THE Greek Socialist Party Prime Minister, Yiorghos Papandreou, told his party’s parliamentary deputies last Saturday that ‘no one likes emergency procedures but we are at war’.
Papandreou was defending the huge cuts that he has been forcing onto the backs of the working class and the middle class to pay the bill for the growing EU crisis.
He was also defending the dictatorial means that have been used to force savage cuts through the Greek parliament.
The working class and the youth have been taking to the streets of Athens on almost a daily basis.
There have been fierce clashes with the riot police which indicate that the working class also considers that it is in a state of war, class war, and a growing civil war to defend its jobs, wages and living standards from the rampaging EU bankers and bosses, and their Greek Socialist Party servants.
This revolutionary resistance has provoked a crisis in the Pasok party of Papandreou.
The parliament is set to vote on the budget this Wednesday and already four Pasok deputies have refused to vote for the budget, bringing the Pasok majority down to six MPs.
The revolutionary reality was exposed last Friday when print workers and journalists marched through the capital shouting, ‘We are the opposition.’
In the course of the action, the leader of the Greek journalists’ trade union was injured by the riot police.
In fact, the Transport Unions Co-ordination Committee has called a 24-hour strike on Budget day, while even the passive Greek TUC has been forced to call a three-hour general strike.
Many thousands of workers will be marching on the Greek parliament on Wednesday. They will show the Greek parliament that the days of the bourgeois democratic dictatorship are over, and the day of the dictatorship of the working class is about to begin.
The vital issue in Greece is resolving the crisis of leadership in the working class, through the building up of the leadership of the Revolutionary Marxist League, the Greek section of the International Committee of the Fourth International, to mobilise the Greek working class for the taking of power.
The Greek working class is taking the revolutionary road, but the rest of the EU working class is not far behind.
The IMF has just had the colossal arrogance to announce that the austerity measures that the Irish bourgeoisie is forcing through the Dail will not be enough to reduce the state deficit to three per cent of the GDP.
The diktat of the IMF is that further cuts must be made if the Irish deficit is to be cut as required.
Meanwhile, the anger of the Irish working class faced with collapsing living standards, mass unemployment, rising prices, the rising cost of healthcare, and forced emigration is boiling over.
The IMF report says the Irish banking sector is ‘over-sized’ relative to the Irish economy and holds a large number of vulnerable assets.
It adds that the banking problems have eroded the State’s credibility ‘at a gathering pace’. It continues that the banking crisis, low economic growth and concerns about the public finances are feeding on each other.
The IMF says the threat to other eurozone countries from Ireland’s problems is significant, as markets believe other countries face similar vulnerabilities.
Ireland, however, is on the brink of a massive revolutionary upheaval.
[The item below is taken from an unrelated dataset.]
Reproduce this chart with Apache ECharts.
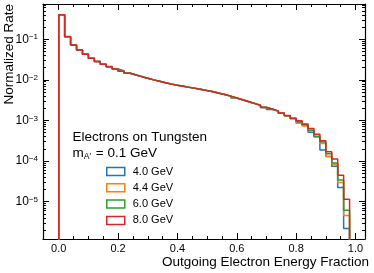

Next in the queue is the UK. Its massive student demonstrations were just the semblance of the revolutionary general strike movement that will erupt in the New Year, after 100,000 workers get their redundancy notices on January 1.
Europe’s workers are being driven forward by the world crisis to carry out socialist revolutions.
Building sections of the International Committee of the Fourth International in every EU state, to organise the revolutionary overthrow of the EU and its replacement by the Socialist United States of Europe is the issue.